If you can work your way around the roads when you get to the end of the escalator, you’re not far off the entrance to the Victoria Tram. For which you will undoubtedly queue for at least 45 minutes. We weren’t sure what to expect from the Peak. The answer? An obscure looking building with what’s known as the “Sky Tower 428” on the rooftop and which will block your view for any chance of a decent photo of the skyline. Oh, unless you want to pay extra to get on it yourself that is. We didn’t. We did find the free rooftop of the shopping mall opposite gave a decent view though, and it isn’t even that much shorter. Yeah, that’s right, I said shopping mall, at the top of a hill. A touristy hill, mind you. Complete with a Bubba Gump Shrimp Restaurant. There is a nice walk around the Peak though. A very safe walk – the slopes all have “registration numbers” so you can be sure, they’re regularly maintained, and even if a slope does cause you offence, you can report it to the slope maintenance team, because, believe it or not, they exist.

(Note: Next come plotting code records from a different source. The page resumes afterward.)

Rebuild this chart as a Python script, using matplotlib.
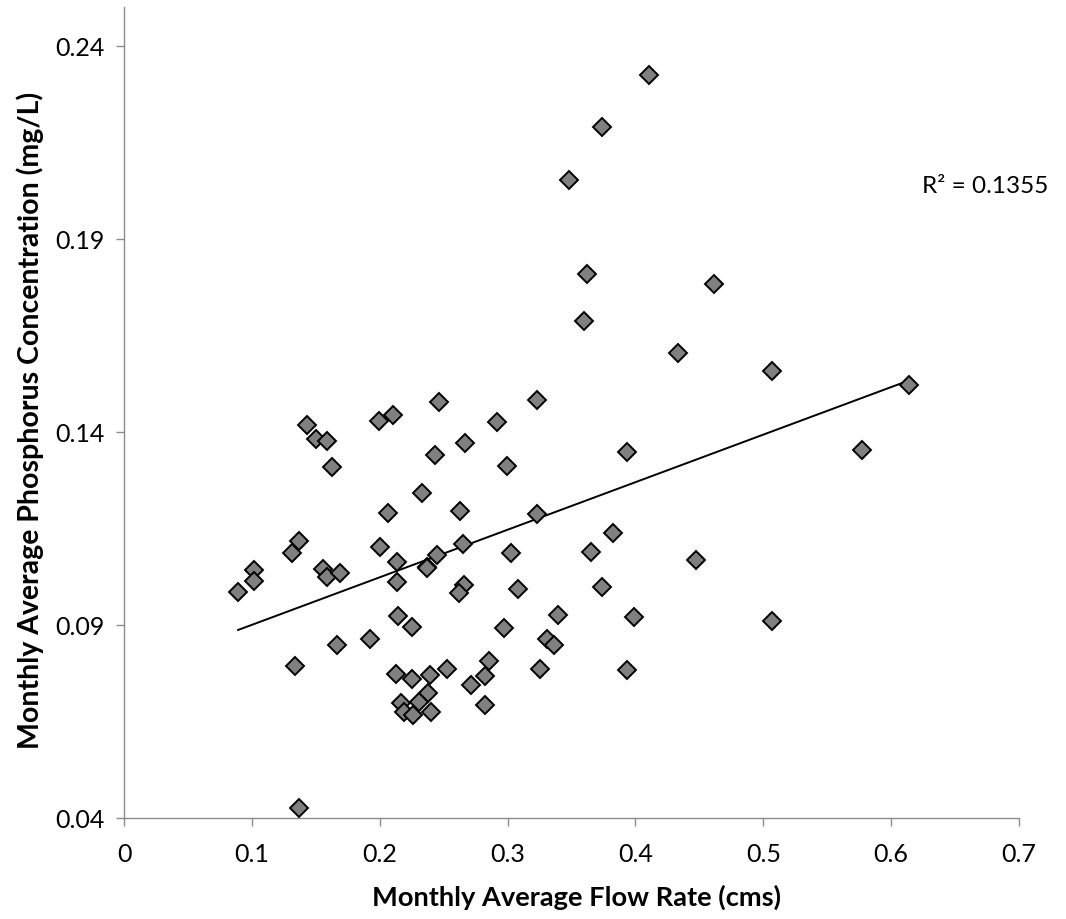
import numpy as np
import matplotlib
matplotlib.use("Agg")
import matplotlib.pyplot as plt

# Monthly average flow rate (cms)
flow = [
    0.4105, 0.3738, 0.3482, 0.3623, 0.3597, 0.4332, 0.2465, 0.3229, 0.4617, 0.5068,
    0.6140, 0.5775, 0.4473, 0.5068, 0.2916, 0.2668, 0.2436, 0.2999, 0.3933, 0.2334,
    0.2629, 0.3229, 0.3821, 0.2655, 0.2447, 0.2373, 0.3028, 0.3652, 0.2663, 0.2619,
    0.3085, 0.3735, 0.2256, 0.3398, 0.3991, 0.2973, 0.3307, 0.3367, 0.2858, 0.2825,
    0.3255, 0.3933, 0.2525, 0.2394, 0.2256, 0.2713, 0.2381, 0.2825, 0.1372, 0.1312,
    0.1017, 0.1017, 0.0892, 0.1560, 0.1591, 0.1690, 0.2003, 0.2134, 0.2134, 0.2368,
    0.2144, 0.1925, 0.1669, 0.1335, 0.2125, 0.2308, 0.2165, 0.2191, 0.2264, 0.2405,
    0.1430, 0.1502, 0.1591, 0.1625, 0.1998, 0.2102, 0.2068, 0.1372,
]

# Monthly average phosphorus concentration (mg/L)
phosphorus = [
    0.2325, 0.2189, 0.2053, 0.1809, 0.1687, 0.1604, 0.1477, 0.1483, 0.1782, 0.1558,
    0.1520, 0.1353, 0.1067, 0.0910, 0.1425, 0.1371, 0.1341, 0.1312, 0.1348, 0.1242,
    0.1195, 0.1188, 0.1137, 0.1110, 0.1080, 0.1050, 0.1087, 0.1090, 0.1003, 0.0983,
    0.0994, 0.0999, 0.0895, 0.0925, 0.0921, 0.0892, 0.0863, 0.0848, 0.0806, 0.0767,
    0.0787, 0.0783, 0.0785, 0.0771, 0.0761, 0.0745, 0.0723, 0.0693, 0.1117, 0.1085,
    0.1042, 0.1013, 0.0985, 0.1045, 0.1024, 0.1035, 0.1102, 0.1063, 0.1012, 0.1048,
    0.0923, 0.0864, 0.0847, 0.0794, 0.0772, 0.0701, 0.0697, 0.0675, 0.0666, 0.0675,
    0.1418, 0.1381, 0.1376, 0.1310, 0.1429, 0.1444, 0.1191, 0.0425,
]

x_ticks = [0, 0.1, 0.2, 0.3, 0.4, 0.5, 0.6, 0.7]
x_tick_labels = ["0", "0.1", "0.2", "0.3", "0.4", "0.5", "0.6", "0.7"]
y_ticks = [0.04, 0.09, 0.14, 0.19, 0.24]
y_tick_labels = ["0.04", "0.09", "0.14", "0.19", "0.24"]
r2_text = "R² = 0.1355"

plt.rcParams["font.family"] = ["Lato", "DejaVu Sans"]

fig = plt.figure(figsize=(10.66, 9.2), dpi=100)
ax = fig.add_axes([124 / 1066, 1 - 819 / 920, (1019 - 124) / 1066, (819 - 8) / 920])

x = np.array(flow)
y = np.array(phosphorus)

# linear trendline over the data range
slope, intercept = np.polyfit(x, y, 1)
xl = np.array([x.min(), x.max()])
ax.plot(xl, slope * xl + intercept, color="black", lw=1.4, zorder=2)

ax.plot(x, y, linestyle="none", marker="D", markersize=9.3,
        markerfacecolor="#808080", markeredgecolor="black",
        markeredgewidth=1.4, zorder=3)

ax.set_xlim(0, 0.7)
ax.set_ylim(0.04, 0.25)
ax.set_xticks(x_ticks)
ax.set_xticklabels(x_tick_labels)
ax.set_yticks(y_ticks)
ax.set_yticklabels(y_tick_labels)

for side in ("top", "right"):
    ax.spines[side].set_visible(False)
for side in ("left", "bottom"):
    ax.spines[side].set_color("#8c8c8c")
    ax.spines[side].set_linewidth(1.0)

ax.tick_params(axis="both", direction="out", length=6, width=1.0,
               color="#8c8c8c", labelsize=18, labelcolor="black")
ax.tick_params(axis="x", pad=11)
ax.tick_params(axis="y", pad=8)

ax.set_xlabel("Monthly Average Flow Rate (cms)", fontsize=19.6, fontweight="bold")
ax.set_ylabel("Monthly Average Phosphorus Concentration (mg/L)", fontsize=20.5,
              fontweight="bold")
ax.xaxis.label.set_va("center")
ax.yaxis.label.set_va("center")
ax.xaxis.set_label_coords(0.506, -0.0962)
ax.yaxis.set_label_coords(-0.105, 0.492)

ax.text(0.6244, 0.2038, r2_text, fontsize=17.5, ha="left", va="center")

fig.savefig("out.png", dpi=100)
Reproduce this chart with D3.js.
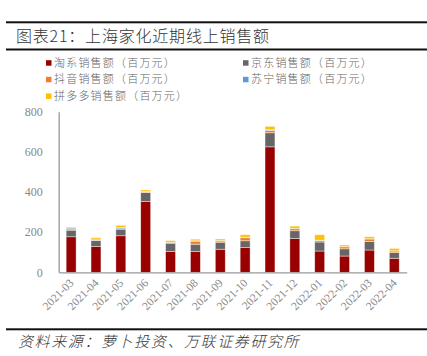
<!DOCTYPE html>
<html><head><meta charset="utf-8">
<script src="https://cdn.jsdelivr.net/npm/d3@7/dist/d3.min.js"></script>
<style>body{margin:0;background:#fff}svg{display:block}</style>
</head><body>
<svg id="c" width="427" height="356"></svg>
<script>
const months = ["2021-03","2021-04","2021-05","2021-06","2021-07","2021-08","2021-09","2021-10","2021-11","2021-12","2022-01","2022-02","2022-03","2022-04"];
const taoxi  = [177,128,182,352,103,103,115,123,625,169,106,81,111,70];
const jd     = [33,30,33,45,42,37,35,34,70,38,45,36,43,28];
const douyin = [2,2,2,3,3,15,6,15,12,10,8,10,12,8];
const suning = [8,5,7,3,2,2,2,3,3,2,1,1,1,1];
const pdd    = [5,7,10,7,8,8,8,12,17,11,27,8,10,12];
const seriesNames = ["淘系销售额（百万元）","京东销售额（百万元）","抖音销售额（百万元）","苏宁销售额（百万元）","拼多多销售额（百万元）"];
const seriesKeys = ["taoxi","jd","douyin","suning","pdd"];
const colors = ["#990000","#666666","#ED7D31","#5B9BD5","#FFC000"];
const yTicks = [0,200,400,600,800];
const titleText = "图表21：上海家化近期线上销售额";
const sourceText = "资料来源：萝卜投资、万联证券研究所";

const table = months.map((m,i)=>({month:m,taoxi:taoxi[i],jd:jd[i],douyin:douyin[i],suning:suning[i],pdd:pdd[i]}));
const svg = d3.select("#c");
const cjk = "'Noto Sans CJK SC','Noto Sans',sans-serif";
const serif = "'Liberation Serif','DejaVu Serif',serif";

// header
svg.append("rect").attr("x",6).attr("y",21.3).attr("width",421).attr("height",2).attr("fill","#111");
svg.append("text").attr("x",16).attr("y",42).attr("font-family",cjk).attr("font-size",16).attr("font-weight",300).attr("letter-spacing",0.8).attr("fill","#333").text(titleText);
svg.append("rect").attr("x",6).attr("y",48.5).attr("width",421).attr("height",2).attr("fill","#111");

// legend
const legPos = [[46,62.7],[243,62.7],[46,79.3],[243,79.3],[46,95.9]];
seriesNames.forEach((n,i)=>{
  const g = svg.append("g").attr("transform",`translate(${legPos[i][0]},${legPos[i][1]})`);
  g.append("rect").attr("x",0).attr("y",-2.5).attr("width",5.5).attr("height",5.5).attr("fill",colors[i]);
  g.append("text").attr("x",8).attr("y",4).attr("font-family",cjk).attr("font-size",11).attr("font-weight",300).attr("letter-spacing",1.2).attr("fill","#666").text(n);
});

// chart
const x = d3.scaleBand().domain(months).range([58.7,406.7]).paddingInner(0.6).paddingOuter(0.3);
const y = d3.scaleLinear().domain([0,800]).range([272.3,111.7]);
const stack = d3.stack().keys(seriesKeys)(table);

svg.append("g").selectAll("g").data(stack).join("g").attr("fill",(d,i)=>colors[i])
  .selectAll("rect").data(d=>d).join("rect")
  .attr("x",d=>x(d.data.month)).attr("width",x.bandwidth())
  .attr("y",d=>y(d[1])).attr("height",d=>Math.max(0,y(d[0])-y(d[1])))
  .attr("stroke","#fff").attr("stroke-opacity",0.6).attr("stroke-width",0.7);

// axes
const yAxis = d3.axisLeft(y).tickValues(yTicks).tickSize(0).tickPadding(16);
const ya = svg.append("g").attr("transform","translate(58.7,0)").call(yAxis);
ya.select(".domain").attr("stroke","#999").attr("stroke-width",1.3);
ya.selectAll("text").attr("font-family",serif).attr("font-size",12).attr("fill","#888");

const xAxis = d3.axisBottom(x).tickSize(0).tickPadding(4);
const xa = svg.append("g").attr("transform","translate(0,272.3)").call(xAxis);
xa.select(".domain").attr("stroke","#999").attr("stroke-width",1.3);
xa.selectAll("text").attr("font-family",serif).attr("font-size",11.5).attr("fill","#888")
  .attr("text-anchor","end").attr("dy","0.3em")
  .attr("transform","translate(-2,6) rotate(-45)");

// footer
svg.append("rect").attr("x",6).attr("y",328.3).attr("width",421).attr("height",2).attr("fill","#111");
svg.append("text").attr("x",18).attr("y",347).attr("font-family",cjk).attr("font-size",15).attr("font-weight",300).attr("font-style","italic").attr("letter-spacing",1.6).attr("fill","#333").text(sourceText);
</script>
</body></html>
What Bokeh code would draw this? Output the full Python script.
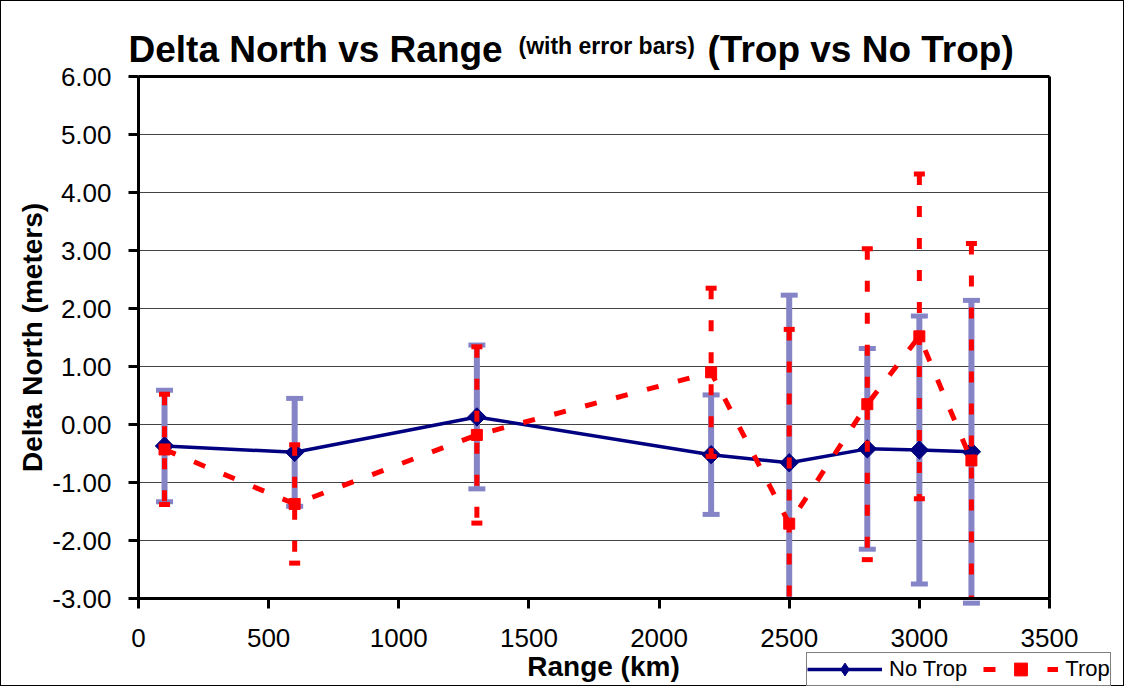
import numpy as np
from bokeh.plotting import figure
from bokeh.models import (ColumnDataSource, FixedTicker, NumeralTickFormatter, Label,
                          Legend, LegendItem, Range1d)
from bokeh.embed import file_html
from bokeh.resources import INLINE

# ---------------- data ----------------
range_km = [100, 600, 1300, 2200, 2500, 2800, 3000, 3200]
no_trop = [-0.37, -0.48, 0.13, -0.52, -0.66, -0.42, -0.44, -0.47]
no_trop_err = [0.96, 0.93, 1.24, 1.03, 2.89, 1.73, 2.31, 2.61]
trop = [-0.43, -1.37, -0.18, 0.90, -1.71, 0.35, 1.52, -0.62]
trop_err = [0.95, 1.02, 1.52, 1.45, 3.35, 2.68, 2.80, 3.74]

x_ticks = [0, 500, 1000, 1500, 2000, 2500, 3000, 3500]
y_ticks = [-3, -2, -1, 0, 1, 2, 3, 4, 5, 6]
x_min, x_max = 0, 3500
y_min, y_max = -3, 6

title_main = "Delta North vs Range"
title_small = "(with error bars)"
title_tail = "(Trop vs No Trop)"
x_label = "Range (km)"
y_label = "Delta North (meters)"
series_names = ["No Trop", "Trop"]

# ---------------- layout / styles ----------------
FONT = "Liberation Sans"
NAVY = "#000080"
RED = "#FF0000"
LAV = "#8484C6"
GRID = "#444444"

FIG_W, FIG_H = 1124, 686          # canvas (a 1px css border is added around it)
PLOT_L, PLOT_T = 137, 75          # pixel position of the plot area inside the canvas
PLOT_W, PLOT_H = 911, 522         # pixel size of the plot area
CAP_TOL = 0.1

kx = (x_max - x_min) / PLOT_W
ky = (y_max - y_min) / PLOT_H
x_rng = Range1d(x_min - PLOT_L * kx, x_max + (FIG_W - PLOT_L - PLOT_W) * kx)
y_rng = Range1d(y_min - (FIG_H - PLOT_T - PLOT_H) * ky, y_max + PLOT_T * ky)


def sources(vals, errs):
    v = np.array(vals)
    e = np.array(errs)
    hi, lo = v + e, v - e
    bars = ColumnDataSource(dict(x=range_km, hi=np.minimum(hi, y_max),
                                 lo=np.maximum(lo, y_min)))
    keep_hi = hi <= y_max + CAP_TOL
    keep_lo = lo >= y_min - CAP_TOL
    caps = ColumnDataSource(dict(
        x=list(np.array(range_km)[keep_hi]) + list(np.array(range_km)[keep_lo]),
        y=list(hi[keep_hi]) + list(lo[keep_lo])))
    pts = ColumnDataSource(dict(x=range_km, y=vals))
    return bars, caps, pts


nt_bars, nt_caps, nt_pts = sources(no_trop, no_trop_err)
t_bars, t_caps, t_pts = sources(trop, trop_err)

p = figure(width=FIG_W, height=FIG_H, title=None,
           min_border_left=0, min_border_right=0, min_border_top=0, min_border_bottom=0,
           x_range=x_rng, y_range=y_rng,
           output_backend="svg", toolbar_location=None,
           background_fill_color="white", border_fill_color="white")
p.styles = {"border": "1px solid black"}
p.outline_line_color = None
p.xgrid.visible = False
p.ygrid.visible = False

# axes drawn at the plot-area edges
p.xaxis.fixed_location = y_min
p.yaxis.fixed_location = x_min
p.xaxis.bounds = (x_min, x_max)
p.yaxis.bounds = (y_min, y_max)
p.xaxis.ticker = FixedTicker(ticks=x_ticks)
p.yaxis.ticker = FixedTicker(ticks=y_ticks)
p.yaxis.formatter = NumeralTickFormatter(format="0.00")
for ax in (p.xaxis, p.yaxis):
    ax.axis_line_width = 3
    ax.axis_line_color = "black"
    ax.major_tick_line_width = 3
    ax.major_tick_line_color = "black"
    ax.major_tick_out = 10
    ax.major_tick_in = 0
    ax.minor_tick_line_color = None
    ax.major_label_text_font = FONT
    ax.major_label_text_font_size = "26px"
    ax.major_label_text_color = "black"
p.xaxis.major_label_standoff = 20
p.yaxis.major_label_standoff = 17

# horizontal gridlines and the top / right borders of the plot area
n = len(y_ticks)
p.segment(x0=[x_min] * n, y0=y_ticks, x1=[x_max] * n, y1=y_ticks,
          line_color=GRID, line_width=1)
p.segment(x0=[x_min, x_max], y0=[y_max, y_min], x1=[x_max, x_max], y1=[y_max, y_max],
          line_color="black", line_width=3)

# ---- No Trop: error bars, line, markers ----
p.segment(x0="x", y0="lo", x1="x", y1="hi", source=nt_bars, line_color=LAV, line_width=6)
p.scatter(x="x", y="y", source=nt_caps, marker="dash", size=17,
          line_color=LAV, line_width=5)
nt_line = p.line(x="x", y="y", source=nt_pts, line_color=NAVY, line_width=3.5)
# diamond (used as the legend swatch); covered by the wider rotated square below
nt_key = p.scatter(x="x", y="y", source=nt_pts, marker="diamond", size=14,
                   fill_color=NAVY, line_color=NAVY)
p.scatter(x="x", y="y", source=nt_pts, marker="square", angle=np.pi / 4,
          size=13, fill_color=NAVY, line_color=NAVY)

# ---- Trop: error bars, line, markers ----
p.segment(x0="x", y0="hi", x1="x", y1="lo", source=t_bars,
          line_color=RED, line_width=5, line_dash="11 21")
p.scatter(x="x", y="y", source=t_caps, marker="dash", size=11,
          line_color=RED, line_width=5)
t_line = p.line(x="x", y="y", source=t_pts, line_color=RED, line_width=5,
                line_dash="12 20")
t_mark = p.scatter(x="x", y="y", source=t_pts, marker="square", size=11,
                   fill_color=RED, line_color=RED)

# ---- texts (screen units from the canvas' bottom-left corner) ----
def label(text, x, y, size, align="left", angle=0.0, baseline="alphabetic"):
    p.add_layout(Label(x=x, y=y, x_units="screen", y_units="screen", text=text,
                       text_font=FONT, text_font_size=size, text_font_style="bold",
                       text_color="black", text_align=align, text_baseline=baseline,
                       angle=angle))


label(title_main, 127, 638, "37px")
label(title_small, 517, 642, "23px")
label(title_tail, 706, 638, "37px")
label(x_label, 602, 21, "28px", align="center")
label(y_label, 31, 350, "28px", align="center", angle=np.pi / 2, baseline="middle")

# ---- legend ----
legend = Legend(items=[LegendItem(label=series_names[0], renderers=[nt_line, nt_key]),
                       LegendItem(label=series_names[1], renderers=[t_line, t_mark])],
                location=(805, 1), orientation="horizontal",
                label_text_font=FONT, label_text_font_size="22px", label_text_color="black",
                glyph_width=75, glyph_height=32, label_standoff=7, spacing=16,
                padding=0, margin=0,
                border_line_color="black", border_line_width=1,
                background_fill_color="white", background_fill_alpha=1)
p.add_layout(legend)

open("out.html", "w").write(file_html(p, INLINE))
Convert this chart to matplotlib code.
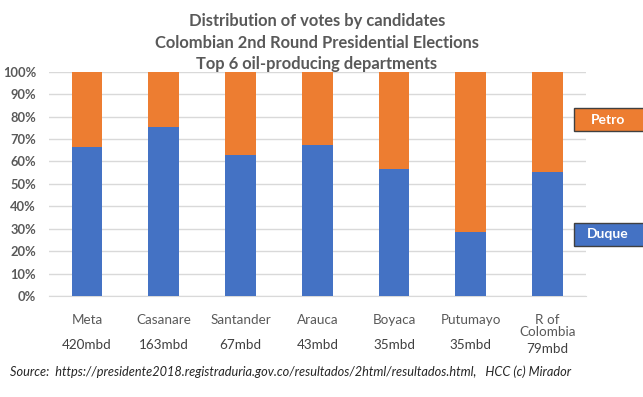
import matplotlib
matplotlib.use("Agg")
import matplotlib.pyplot as plt
import numpy as np

departments = ["Meta", "Casanare", "Santander", "Arauca", "Boyaca", "Putumayo", "R of\nColombia"]
production = ["420mbd", "163mbd", "67mbd", "43mbd", "35mbd", "35mbd", "79mbd"]
duque = [66.6, 75.5, 62.9, 67.3, 56.6, 28.5, 55.3]
petro = [100 - d for d in duque]
yticks = [0, 10, 20, 30, 40, 50, 60, 70, 80, 90, 100]

plt.rcParams['font.family'] = ['Lato', 'DejaVu Sans']
grey = '#595959'
blue = '#4472c4'
orange = '#ed7d31'

fig = plt.figure(figsize=(6.43, 3.97), dpi=100)
ax = fig.add_axes([48.6/643, 1 - 296/397, (586 - 48.6)/643, (296 - 71.7)/397])

x = np.arange(len(departments))
ax.bar(x, duque, width=0.4, color=blue, zorder=3)
ax.bar(x, petro, bottom=duque, width=0.4, color=orange, zorder=3)

ax.set_xlim(-0.5, len(departments) - 0.5)
ax.set_ylim(0, 100)
ax.set_yticks(yticks)
ax.set_yticklabels([f"{t}%" for t in yticks], fontsize=9.3, fontweight='bold', color=grey)
ax.yaxis.grid(True, color='#d9d9d9', linewidth=1, zorder=0)
ax.tick_params(axis='both', length=0)
ax.tick_params(axis='y', pad=9)
for s in ['top', 'right', 'left']:
    ax.spines[s].set_visible(False)
ax.spines['bottom'].set_color('#d9d9d9')

ax.set_xticks(x)
ax.set_xticklabels(departments, fontsize=9.7, color=grey, linespacing=0.95)
ax.tick_params(axis='x', pad=13)
for i, p in enumerate(production):
    dy = 53 if i == len(production) - 1 else 49
    ax.annotate(p, xy=(i, 0), xycoords='data', xytext=(0, -dy), textcoords='offset pixels',
                ha='center', va='center', fontsize=9.7, color='#404040')

fig.text(317/643, 1 - 21/397, "Distribution of votes by candidates", ha='center', va='center',
         fontsize=11.9, fontweight='bold', color=grey)
fig.text(317/643, 1 - 43/397, "Colombian 2nd Round Presidential Elections", ha='center', va='center',
         fontsize=11.9, fontweight='bold', color=grey)
fig.text(317/643, 1 - 64/397, "Top 6 oil-producing departments", ha='center', va='center',
         fontsize=11.9, fontweight='bold', color=grey)

fig.text(10/643, 1 - 372/397,
         "Source:  https://presidente2018.registraduria.gov.co/resultados/2html/resultados.html,   HCC (c) Mirador",
         ha='left', va='center', fontsize=9.2, style='italic', color='#262626')

# legend boxes
for label, color, ytop in [("Petro", orange, 108), ("Duque", blue, 223)]:
    rect = plt.Rectangle((574/643, 1 - (ytop + 23)/397), 80/643, 23/397, transform=fig.transFigure,
                         facecolor=color, edgecolor='#404040', linewidth=1, clip_on=False)
    fig.add_artist(rect)
    fig.text(608/643, 1 - (ytop + 11.5)/397, label, ha='center', va='center', fontsize=10,
             fontweight='bold', color='white')

fig.savefig("out.png", dpi=100)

That’s one thing I did find quite entertaining in Hong Kong – the construction industry. The water man is really concentrating to get the job done for you, the slopes have to be registered and the scaffolding in made of bamboo. See below.

Amusing building work aside, Hong Kong is a pretty cool place. I had been told it’s a “poor man’s Singapore”, which is a little harsh. It has its own identity. It knows it’s bright, brash, busy and kind of quirky and it’s not trying to tell you otherwise.